时间结束,电子男友凭空消失,可时愿却感觉自己手上的温度却迟迟不散,特别是手背上,仿佛还残留着电子男友温柔轻吻的余温,一直在隐隐发烫。
她尖叫一声捂住了自己的脸,嘴角几乎要翘到天上去,如果她有尾巴的话,现在估计已经甩成螺旋桨了。
过去她总觉得谈恋爱十分浪费时间,所以那么多人和她表白,她都没有动过心。
可真当谈上了,她才知道谈恋爱不仅不浪费时间,还如此让人身心愉悦。
那种让人尖叫的幸福感,极限飙升的肾上腺素实在太让人沉迷。
手已经牵过了,那亲亲抱抱举高高还会远吗?
她已经开始期待明天的见面了。
而回到大乾的谢聿之,也在一直盯着自己的手,脸上的表情徐徐变化着,嘴角不自觉带着淡淡的笑,心里的那股悸动是那么明显。
不过两人谈恋爱是谈恋爱,也没忘了正事儿。
对,就是药方。
在见面的时候,时愿就把今天发生的事大概说了一遍,然后询问电子男友手里还有没有这种带有奇效的药方?
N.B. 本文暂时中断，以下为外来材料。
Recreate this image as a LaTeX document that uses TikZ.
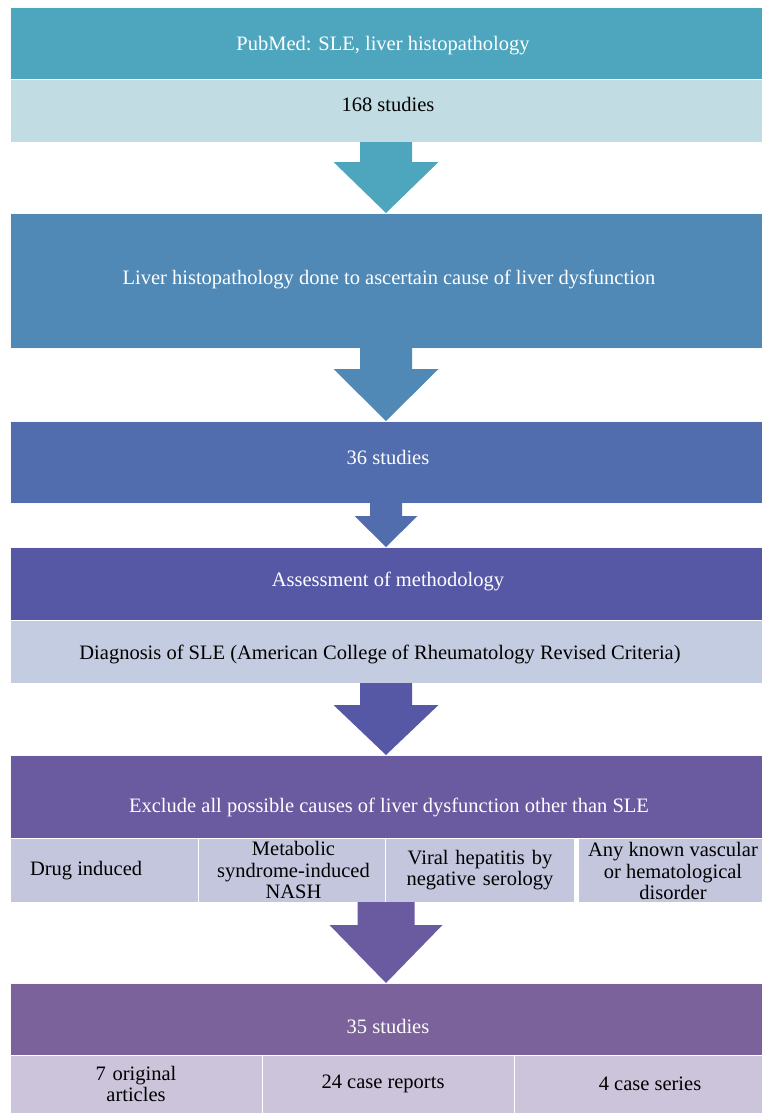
\documentclass[tikz,border=0pt]{standalone}
\usepackage{fontspec}
\setmainfont{Liberation Serif}
\usetikzlibrary{calc}
\definecolor{cA}{RGB}{77,166,190}
\definecolor{cAl}{RGB}{194,220,228}
\definecolor{cB}{RGB}{80,137,182}
\definecolor{cC}{RGB}{82,109,174}
\definecolor{cD}{RGB}{86,88,165}
\definecolor{cDl}{RGB}{195,204,224}
\definecolor{cE}{RGB}{106,90,160}
\definecolor{cEl}{RGB}{196,198,222}
\definecolor{cF}{RGB}{123,98,154}
\definecolor{cFl}{RGB}{203,196,218}
\newcommand{\barrow}[6]{%
  \fill[#3] ($(#1.south)+(-#4,0)$) -- ($(#2.north)+(-#4,-#6)$) -- ($(#2.north)+(-#5,-#6)$)
    -- (#2.north) -- ($(#2.north)+(#5,-#6)$) -- ($(#2.north)+(#4,-#6)$) -- ($(#1.south)+(#4,0)$) -- cycle;}
\begin{document}
\begin{tikzpicture}[x=1pt,y=-1pt,
  every node/.style={inner sep=0pt, outer sep=0pt, font=\fontsize{20.5}{21.5}\selectfont},
  dark/.style={rectangle, draw=white!75!black!10, line width=0.6pt, text=white, minimum width=752pt},
  light/.style={rectangle, draw=white, line width=0.8pt, text=black, minimum width=752pt},
  cell/.style={rectangle, draw=white, line width=0.8pt, text=black, align=center},
  wlab/.style={text=white},
  blab/.style={text=black, align=center}]
\useasboundingbox (0,0) rectangle (762,1113);
% block 1
\node[dark, fill=cA, minimum height=72pt] (b1) at (386,43) {};
\node[wlab] (b1t) at (383,46) {PubMed: SLE, liver histopathology};
\node[light, fill=cAl, minimum height=63pt] (b1l) at (386,110.5) {};
\node[blab] (b1lt) at (388,104) {168 studies};
% block 2
\node[dark, fill=cB, minimum height=135pt] (b2) at (386,280.5) {};
\node[wlab] (b2t) at (389,279) {Liver histopathology done to ascertain cause of liver dysfunction};
% block 3
\node[dark, fill=cC, minimum height=82pt] (b3) at (386,462) {};
\node[wlab] (b3t) at (388,457) {36 studies};
% block 4
\node[dark, fill=cD, minimum height=73pt] (b4) at (386,583.5) {};
\node[wlab] (b4t) at (388,581) {Assessment of methodology};
\node[light, fill=cDl, minimum height=63pt] (b4l) at (386,651.5) {};
\node[blab] (b4lt) at (380,654) {Diagnosis of SLE (American College of Rheumatology Revised Criteria)};
% block 5
\node[dark, fill=cE, minimum height=83pt] (b5) at (386,796.5) {};
\node[wlab] (b5t) at (389,807) {Exclude all possible causes of liver dysfunction other than SLE};
\node[minimum width=752pt, minimum height=64pt] (r5) at (386,870) {};
\node[cell, fill=cEl, minimum width=188pt, minimum height=64pt] (c51) at (104,870) {};
\node[anchor=west] (c51t) at (30,871) {Drug induced};
\node[cell, fill=cEl, minimum width=191pt, minimum height=64pt, text width=189pt] (c52) at (293.5,870) {Metabolic\\ syndrome-induced\\ NASH};
\node[cell, fill=cEl, minimum width=189pt, minimum height=64pt, text width=187pt] (c53) at (480,870) {Viral hepatitis by\\ negative serology};
\node[cell, fill=cEl, minimum width=184pt, minimum height=64pt] (c54) at (670,870) {};
\node[blab] (c54t) at (673,871) {Any known vascular\\ or hematological\\ disorder};
% block 6
\node[dark, fill=cF, minimum height=72pt] (b6) at (386,1019) {};
\node[wlab] (b6t) at (388,1026) {35 studies};
\node[cell, fill=cFl, minimum width=252pt, minimum height=58pt, text width=250pt] (c61) at (136,1084) {7 original\\ articles};
\node[cell, fill=cFl, minimum width=252pt, minimum height=58pt] (c62) at (388,1084) {};
\node[blab] (c62t) at (383,1084) {24 case reports};
\node[cell, fill=cFl, minimum width=248pt, minimum height=58pt] (c63) at (638,1084) {};
\node[blab] (c63t) at (650,1084) {4 case series};
% arrows
\begin{scope}[xshift=2pt]
\barrow{b1l}{b2}{cA}{26}{52.5}{51}
\barrow{b2}{b3}{cB}{26}{52.5}{52}
\barrow{b3}{b4}{cC}{16}{31.5}{31}
\barrow{b4l}{b5}{cD}{26}{52.5}{50}
\barrow{r5}{b6}{cE}{28.5}{56.5}{58}
\end{scope}
\end{tikzpicture}
\end{document}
对她来说,药方不仅仅是能造福其他人,最重要的一点,它还会带来大量的功德。
游戏升级肯定不是完全因为功德,但功德无疑也是十分重要的。
所以谢聿之在书房平复好心绪后,就立刻把墨七唤了过来。
在大乾是没有癌症这个概念的,那些治不好的病都统称为不治之症。
不过因为症状不同,有的人确实用了药方后可以多活一段日子。
而这种方子,墨七手里确实还有几张。
而且在他看来,这种方子的价值并没有那么高,他也根本没把这几种方子当回事儿,毕竟又不能完全根治病症,方子还需要再进行改进。
屏幕外的时愿一听,眼睛亮得惊人。
这样的方子竟然还有好几张?
需要改进?没关系。
华国别的不多,就是人才多!
所以在第二天,时愿拿到药方后,就立马拿着方子冲向了博物馆。
当然,在电子男友过来的那半个小时中,她也没偷偷少摸对方的手。
动作可比前一天自然多了。
李老师收到药方后人都麻了,他这个学生到底还藏了多少秘密?
难道她的真实身份,就是现在年轻人看的小说里写的那种隐世家族的传人?
可看着也不像啊?
但多几张药方确实是好事,他也无意深究,立马把电话打给了上级。
最终导致的结果就是,表彰大会还没召开,对时愿的奖励又立刻提升了几个档次。
至于药方要怎么研究,怎么改进,时愿就管不了了。
东西已经交上去了,她现在就等着功德入账就行。
而这几天,电子男友或许是因为禁足一下子清闲了许多,干脆带着她把整个靖王府逛了个遍。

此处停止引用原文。